Private Limited Company Registration Process

1

Obtain Digital Signature Certificates (DSC) for All Designated Partners

Every designated partner must have a valid Digital Signature Certificate (DSC) to sign electronic documents filed with the MCA. TaxRelax arranges DSCs for all designated partners as part of the registration package — no need to apply separately.

2

Apply for Designated Partner Identification Numbers (DIN)
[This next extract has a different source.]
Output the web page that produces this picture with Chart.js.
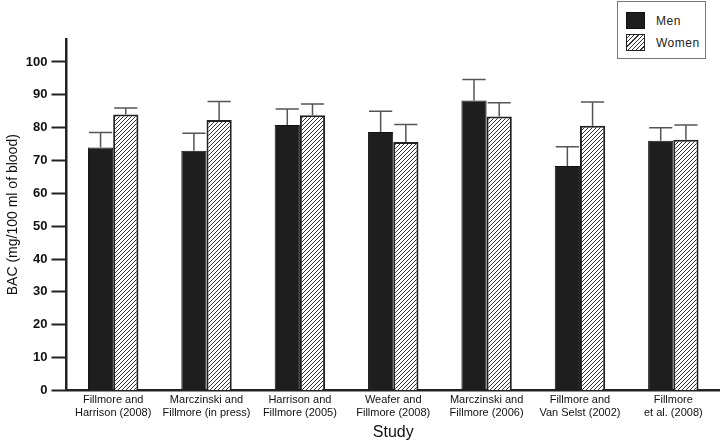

Each designated partner requires a unique DIN issued by the Ministry of Corporate Affairs. DINs are applied for during the LLP incorporation process itself using the FiLLiP form. TaxRelax handles this for all partners simultaneously.

3

Name Reservation via RUN-LLP

We apply for your preferred LLP name through the MCA's RUN-LLP (Reserve Unique Name – LLP) portal. Up to two name choices can be submitted. The name must comply with MCA guidelines — it cannot be identical or too similar to an existing company or LLP, and must end with "LLP" or "Limited Liability Partnership".

4

File Incorporation Form (FiLLiP)

Once the name is approved, we file the FiLLiP (Form for incorporation of Limited Liability Partnership) on the MCA portal. This form includes details of all designated partners, registered office address, and the nature of business. DSC of all partners is used to digitally sign the form.

5

Draft and File the LLP Agreement

The LLP Agreement defines the rights, duties, and profit-sharing arrangement among partners. It must be filed with the MCA within 30 days of incorporation in Form 3. TaxRelax drafts a comprehensive, legally sound LLP Agreement tailored to your business and files it on time.

6

Receive Certificate of Incorporation

After verification by the MCA, your LLP is officially incorporated and you receive a Certificate of Incorporation along with your LLP Identification Number (LLPIN). This typically takes 7–10 working days from the start of the process with TaxRelax.